The final flourish was courtesy of Andrew Cartanos, who’s wonderful, late game, garbage time impatience turned a holding pattern into a yet another trademark bullseye, after he scooted away from heavy traffic and sliced a centimeter-perfect blast past the flailing Hellas keeper and inside the far post. It was an extravagant exclamation point on a slick and polished Heidelberg United performance and one most befitting the state’s most successful club in the modern era.

Both Schiavo and Cartanos were coming off injuries and surely still touch-and-go before the Hellas game, but is it not the indelible mark of this magnificent Warrior squad that regenerating and rejuvenating under extreme duress are taken as a given. I mean seriously, is there another NPL team in the nation capable of covering so seamlessly for absentees of the calibre of Pace, Petrie, Wilkins and Hall and sacrificing the naturally gifted attacking flair of Noon and Way for the more noble team cause?

The Hellas game was merely an historic celebration, a day a genuine sporting dynasty was franked and a chapter set aside in the history books. In 2017, the big successes were joyful and fresh. Last year success came with an outpouring of emotion and some relief in the knowledge that there was nothing illusionary about just how good this team is. The scenes post game at Lakeside last week were no less boisterous, but the feeling amongst the faithful suggested more adulation, appreciation and acknowledgement. They are who we thought they were: Champions.

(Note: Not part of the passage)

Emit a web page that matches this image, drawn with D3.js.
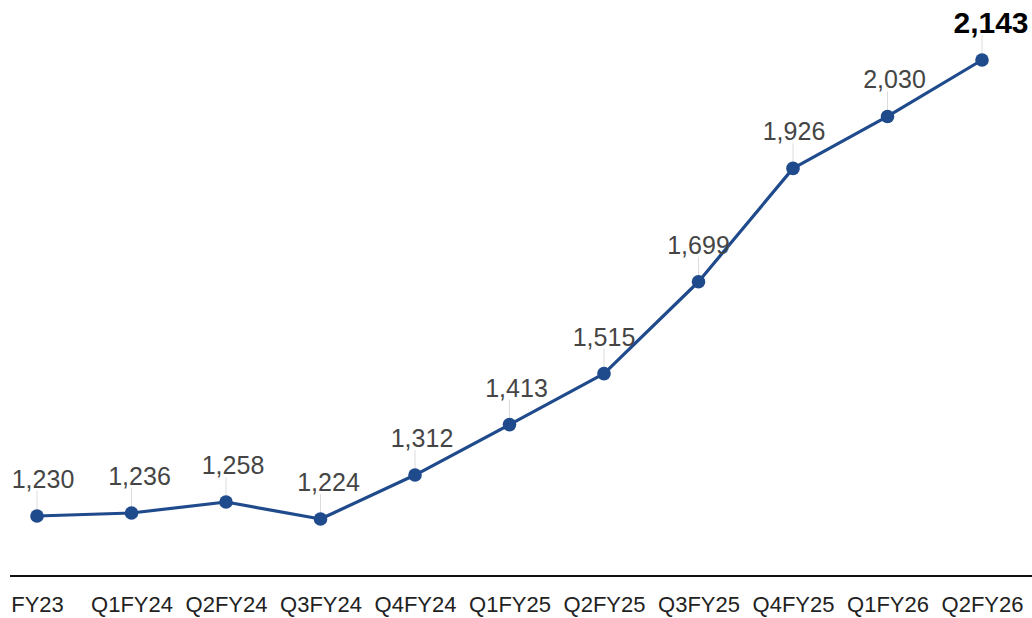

South Melbourne were done and dusted at the half and the eventual win was as comfortable as any during the Warriors’ 16 points from a possible 18 run to overhaul Avondale’s Avengers (End Game, so to speak!). That run to claim a third consecutive Premiers Plate was so thoroughly from the Cardiac Kids playbook.

Eight of their last nine games on the road. Daunting. A mini choke at relegated Kingston City mid-July should have just about closed the crypt on 2019. Just a jump-start for this mob, though, and a mere five days later George Katsakis’ ‘Invincibles’ produced their best half of footy for the year to humiliate arch-rival Bentleigh Greens at its place. As Bentleigh imploded and Avondale got the big stage jitters, the Warriors thundered home like Black Knight in the 1984 Melbourne Cup. Yes, YouTube it, if you’re too young to recall.

We got three thrillers, including legitimate last-gasp heart-stoppers at Port Melbourne and Avondale. It is the way of the Warrior these days. If in doubt, expect the unexpected and always allow for the remarkable and miraculous. As they do, they simply found a way all along the journey.

We should be astonished at the sheer magnitude of the achievements of this team in this era, under ‘Kats’ and Jeff Olver, the heady excellence of seven titles and a stunning 94-18-25 record over their past 137 games in all competitions puts these guys in exalted company. They are Rolls Royce elite. They are beautiful. Extraordinary. Poised. Experienced. Skilled. Tough. And very, very good.

And so we move on to the Finals, and bloody Bentleigh Greens at Shark Park in Port Melbourne this Saturday. Another quest, another grand stage for this seemingly relentless machine. But I did so enjoy Energizer Bunny Adrian Zahra’s reflections after his MVP performance to help clinch the Hellas game and a permanent chapter in the history books.

“You don’t really know when you’re going to win another championship, let alone three in a row. So we’re going to enjoy it”, Zahra mused. “And eventually one day down the track we’ll look back and think that this was really, really good. Special.”

We all will, Adrian, we all will. Bet on it.

Roll on Saturday. Game on. Warrior Nation.